**WORK TO COMPLETE**
Take the lines from the beginning of the material through the line containing "var groupCenters = [2, 6, 10];" and retype them exactly, leaving the pictures out.
:::
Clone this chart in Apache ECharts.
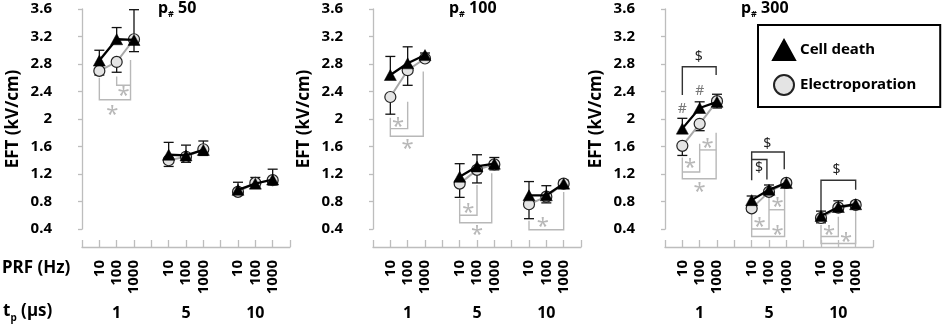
<!DOCTYPE html>
<html>
<head>
<meta charset="utf-8">
<script src="https://cdn.jsdelivr.net/npm/echarts@6/dist/echarts.min.js"></script>
<style>
  html, body { margin: 0; padding: 0; background: #fff; }
  #chart { width: 948px; height: 326px; }
</style>
</head>
<body>
<div id="chart"></div>
<script>
var prfLabels = ['10', '100', '1000'];
var pulseLabels = ['1', '5', '10'];
var pulseCounts = ['50', '100', '300'];
var positions = [1, 2, 3, 5, 6, 7, 9, 10, 11];
var groupCenters = [2, 6, 10];

// p# 50
var cellDeath50 = [2.85, 3.16, 3.15, 1.48, 1.47, 1.55, 0.97, 1.06, 1.12];
var cellDeathErr50 = [0.15, 0.17, 0.44, 0.18, 0.15, 0.13, 0.11, 0.09, 0.15];
var electro50 = [2.70, 2.83, 3.16, 1.40, 1.45, 1.56, 0.94, 1.07, 1.11];
var electroErr50 = [0.06, 0.15, 0.18, 0.09, 0.08, 0.09, 0.04, 0.05, 0.07];
// p# 100
var cellDeath100 = [2.64, 2.81, 2.93, 1.16, 1.31, 1.35, 0.89, 0.89, 1.06];
var cellDeathErr100 = [0.27, 0.24, 0.03, 0.19, 0.17, 0.09, 0.20, 0.14, 0.05];
var electro100 = [2.32, 2.71, 2.88, 1.06, 1.26, 1.34, 0.76, 0.87, 1.06];
var electroErr100 = [0.25, 0.22, 0.02, 0.20, 0.19, 0.08, 0.21, 0.09, 0.04];
// p# 300
var cellDeath300 = [1.86, 2.16, 2.25, 0.82, 0.97, 1.07, 0.59, 0.72, 0.76];
var cellDeathErr300 = [0.15, 0.09, 0.11, 0.06, 0.07, 0.04, 0.07, 0.09, 0.04];
var electro300 = [1.61, 1.93, 2.26, 0.70, 0.94, 1.07, 0.56, 0.71, 0.75];
var electroErr300 = [0.14, 0.10, 0.10, 0.04, 0.05, 0.03, 0.07, 0.05, 0.04];

// significance brackets (x position, EFT level)
var grayBrackets50 = [
    [[1, 2.60], [1, 2.28], [2.8, 2.28], [2.8, 2.86]],
    [[2, 2.62], [2, 2.49], [2.8, 2.49]]
];
var stars50 = [[1.75, 2.13], [2.4, 2.41]];

var grayBrackets100 = [
    [[1, 2.02], [1, 1.75], [2.9, 1.75], [2.9, 2.69]],
    [[2, 2.25], [2, 1.86], [1, 1.86]],
    [[5, 0.84], [5, 0.49], [6.85, 0.49], [6.85, 1.21]],
    [[6, 1.04], [6, 0.60], [5, 0.60]],
    [[9, 0.52], [9, 0.39], [11, 0.39], [11, 0.94]]
];
var stars100 = [[2, 1.64], [1.45, 1.96], [6, 0.39], [5.5, 0.71], [9.8, 0.51]];

var grayBrackets300 = [
    [[1, 1.44], [1, 1.13], [2.95, 1.13], [2.95, 1.80]],
    [[1, 1.23], [2, 1.23], [2, 1.64]],
    [[2, 1.55], [2.95, 1.55]],
    [[5, 0.62], [5, 0.29], [6.9, 0.29], [6.9, 1.02]],
    [[5, 0.40], [6, 0.40], [6, 0.87]],
    [[6, 0.68], [6.9, 0.68]],
    [[9, 0.46], [9, 0.19], [11, 0.19], [11, 0.67]],
    [[9, 0.29], [10, 0.29], [10, 0.58]]
];
var stars300 = [[2, 1.01], [1.45, 1.36], [2.45, 1.66], [5.46, 0.51], [6.49, 0.80], [6.49, 0.39], [9.47, 0.39], [10.45, 0.29]];
var blackBrackets300 = [
    [[1, 2.35], [1, 2.76], [2.95, 2.76], [2.95, 2.64]],
    [[5, 1.11], [5, 1.52], [6.88, 1.52], [6.88, 1.27]],
    [[5, 1.41], [5.88, 1.41], [5.88, 1.12]],
    [[9, 0.63], [9, 1.11], [11, 1.11], [11, 0.97]]
];
var dollars300 = [[1.95, 2.90], [5.9, 1.64], [5.42, 1.29], [9.9, 1.26]];
var hashes300 = [[1, 2.14], [2, 2.40]];

var panels = [
    {count: pulseCounts[0], cd: cellDeath50, cdErr: cellDeathErr50, ep: electro50, epErr: electroErr50,
        gray: grayBrackets50, stars: stars50, black: [], dollars: [], hashes: []},
    {count: pulseCounts[1], cd: cellDeath100, cdErr: cellDeathErr100, ep: electro100, epErr: electroErr100,
        gray: grayBrackets100, stars: stars100, black: [], dollars: [], hashes: []},
    {count: pulseCounts[2], cd: cellDeath300, cdErr: cellDeathErr300, ep: electro300, epErr: electroErr300,
        gray: grayBrackets300, stars: stars300, black: blackBrackets300, dollars: dollars300, hashes: hashes300}
];

var gridLefts = [82, 373, 665];
var FONT = '"Noto Sans", "DejaVu Sans", sans-serif';
var AXIS_GRAY = '#bdbdbd';
var MARK_GRAY = '#b8b8b8';

function lineData(values) {
    var out = [];
    values.forEach(function (v, i) {
        if (i > 0 && i % 3 === 0) {
            out.push([positions[i] - 1, '-']);
        }
        out.push([positions[i], v]);
    });
    return out;
}

function errData(values, errs) {
    return values.map(function (v, i) {
        return [positions[i], v, errs[i]];
    });
}

function errRenderer(dir) {
    return function (params, api) {
        var p0 = api.coord([api.value(0), api.value(1)]);
        var p1 = api.coord([api.value(0), api.value(1) + dir * api.value(2)]);
        var style = {stroke: '#111', lineWidth: 1.3};
        return {
            type: 'group',
            children: [
                {type: 'line', shape: {x1: p0[0], y1: p0[1], x2: p1[0], y2: p1[1]}, style: style},
                {type: 'line', shape: {x1: p1[0] - 5, y1: p1[1], x2: p1[0] + 5, y2: p1[1]}, style: style}
            ]
        };
    };
}

function bracketRenderer(list, color) {
    return function (params, api) {
        var pts = list[api.value(2)].map(function (p) {
            return api.coord(p);
        });
        return {
            type: 'polyline',
            shape: {points: pts},
            style: {stroke: color, lineWidth: 1.4, fill: null}
        };
    };
}

function textRenderer(text, color, size, dy) {
    return function (params, api) {
        var p = api.coord([api.value(0), api.value(1)]);
        return {
            type: 'text',
            x: p[0],
            y: p[1] + dy,
            style: {text: text, fill: color, font: size + 'px ' + FONT, align: 'center', verticalAlign: 'middle'}
        };
    };
}

var grids = [], xAxes = [], yAxes = [], series = [], graphics = [];

panels.forEach(function (pn, k) {
    grids.push({left: gridLefts[k], width: 208, top: 9, height: 220, outerBoundsMode: 'none', containLabel: false});

    // PRF axis
    xAxes.push({
        type: 'value', gridIndex: k, position: 'bottom', min: 0, max: 12, interval: 1, offset: 18,
        axisLine: {show: true, lineStyle: {color: AXIS_GRAY, width: 1.3}},
        axisTick: {show: true, inside: true, length: 7, lineStyle: {color: AXIS_GRAY, width: 1.3}},
        splitLine: {show: false},
        axisLabel: {
            show: true, rotate: 90, margin: 13, color: '#000',
            fontFamily: FONT, fontWeight: 'bold', fontSize: 15,
            formatter: function (v) {
                var i = positions.indexOf(Math.round(v));
                return i < 0 ? '' : prfLabels[i % 3];
            }
        }
    });
    // pulse width axis
    xAxes.push({
        type: 'value', gridIndex: k, position: 'bottom', min: 0, max: 12, interval: 2, offset: 72,
        axisLine: {show: false}, axisTick: {show: false}, splitLine: {show: false},
        axisLabel: {
            show: true, margin: 4, color: '#000',
            fontFamily: FONT, fontWeight: 'bold', fontSize: 16,
            formatter: function (v) {
                var i = groupCenters.indexOf(Math.round(v));
                return i < 0 ? '' : pulseLabels[i];
            }
        }
    });
    yAxes.push({
        type: 'value', gridIndex: k, position: 'left', min: 0.4, max: 3.6, interval: 0.4, offset: 22,
        name: 'EFT (kV/cm)', nameLocation: 'middle', nameGap: 38,
        nameTextStyle: {fontFamily: FONT, fontWeight: 'bold', fontSize: 17, color: '#000'},
        axisLine: {show: true, lineStyle: {color: AXIS_GRAY, width: 1.3}},
        axisTick: {show: true, length: 4, lineStyle: {color: AXIS_GRAY, width: 1.3}},
        splitLine: {show: false},
        axisLabel: {
            margin: 8, color: '#000', fontFamily: FONT, fontWeight: 'bold', fontSize: 15,
            formatter: function (v) {
                return String(Math.round(v * 10) / 10);
            }
        }
    });

    var xi = k * 2;
    series.push({
        type: 'custom', name: 'epErr', xAxisIndex: xi, yAxisIndex: k, z: 1,
        data: errData(pn.ep, pn.epErr), renderItem: errRenderer(-1), silent: true
    });
    series.push({
        type: 'custom', name: 'cdErr', xAxisIndex: xi, yAxisIndex: k, z: 1,
        data: errData(pn.cd, pn.cdErr), renderItem: errRenderer(1), silent: true
    });
    series.push({
        type: 'line', name: 'Electroporation', xAxisIndex: xi, yAxisIndex: k, z: 3,
        data: lineData(pn.ep), connectNulls: false, clip: false,
        symbol: 'circle', symbolSize: 11,
        lineStyle: {color: '#a8a8a8', width: 2},
        itemStyle: {color: '#e4e4e4', borderColor: '#222', borderWidth: 1.2}
    });
    series.push({
        type: 'line', name: 'Cell death', xAxisIndex: xi, yAxisIndex: k, z: 4,
        data: lineData(pn.cd), connectNulls: false, clip: false,
        symbol: 'triangle', symbolSize: [12, 11],
        lineStyle: {color: '#000', width: 2.3},
        itemStyle: {color: '#000', borderColor: '#000', borderWidth: 0.5}
    });
    series.push({
        type: 'custom', xAxisIndex: xi, yAxisIndex: k, z: 0, silent: true,
        data: pn.gray.map(function (b, i) { return [b[0][0], b[0][1], i]; }),
        renderItem: bracketRenderer(pn.gray, MARK_GRAY)
    });
    series.push({
        type: 'custom', xAxisIndex: xi, yAxisIndex: k, z: 0, silent: true,
        data: pn.black.map(function (b, i) { return [b[0][0], b[0][1], i]; }),
        renderItem: bracketRenderer(pn.black, '#333')
    });
    series.push({
        type: 'custom', xAxisIndex: xi, yAxisIndex: k, z: 0, silent: true,
        data: pn.stars, renderItem: textRenderer('*', MARK_GRAY, 22, 5)
    });
    series.push({
        type: 'custom', xAxisIndex: xi, yAxisIndex: k, z: 0, silent: true,
        data: pn.dollars, renderItem: textRenderer('$', '#222', 14, 0)
    });
    series.push({
        type: 'custom', xAxisIndex: xi, yAxisIndex: k, z: 0, silent: true,
        data: pn.hashes, renderItem: textRenderer('#', '#777', 14, 0)
    });

    graphics.push({
        type: 'text', left: gridLefts[k] + 76, top: 0,
        style: {
            text: '{b|p}{s|#}{b| ' + pn.count + '}',
            rich: {
                b: {fontFamily: FONT, fontWeight: 'bold', fontSize: 16, fill: '#000', lineHeight: 22, verticalAlign: 'middle'},
                s: {fontFamily: FONT, fontWeight: 'bold', fontSize: 9, fill: '#000', lineHeight: 22, verticalAlign: 'bottom'}
            }
        }
    });
});

graphics.push({
    type: 'text', left: 2, top: 260,
    style: {text: 'PRF (Hz)', fontFamily: FONT, fontWeight: 'bold', fontSize: 17, fill: '#000'}
});
graphics.push({
    type: 'text', left: 3, top: 303,
    style: {
        text: '{b|t}{s|p}{b| (µs)}',
        rich: {
            b: {fontFamily: FONT, fontWeight: 'bold', fontSize: 17, fill: '#000', lineHeight: 24, verticalAlign: 'middle'},
            s: {fontFamily: FONT, fontWeight: 'bold', fontSize: 10, fill: '#000', lineHeight: 24, verticalAlign: 'bottom'}
        }
    }
});

var chart = echarts.init(document.getElementById('chart'), null, {renderer: 'canvas'});
chart.setOption({
    animation: false,
    backgroundColor: '#fff',
    grid: grids,
    xAxis: xAxes,
    yAxis: yAxes,
    legend: {
        orient: 'vertical', left: 758, top: 25,
        padding: [14, 24, 11, 14], itemGap: 13, itemWidth: 22, itemHeight: 20,
        borderColor: '#000', borderWidth: 2,
        textStyle: {fontFamily: FONT, fontWeight: 'bold', fontSize: 15, color: '#000'},
        data: [{name: 'Cell death', icon: 'triangle'}, {name: 'Electroporation', icon: 'circle'}]
    },
    graphic: graphics,
    series: series
});
</script>
</body>
</html>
:::
**ANSWER**
Clone this chart in Apache ECharts.
<!DOCTYPE html>
<html>
<head>
<meta charset="utf-8">
<script src="https://cdn.jsdelivr.net/npm/echarts@6/dist/echarts.min.js"></script>
<style>
  html, body { margin: 0; padding: 0; background: #fff; }
  #chart { width: 948px; height: 326px; }
</style>
</head>
<body>
<div id="chart"></div>
<script>
var prfLabels = ['10', '100', '1000'];
var pulseLabels = ['1', '5', '10'];
var pulseCounts = ['50', '100', '300'];
var positions = [1, 2, 3, 5, 6, 7, 9, 10, 11];
var groupCenters = [2, 6, 10];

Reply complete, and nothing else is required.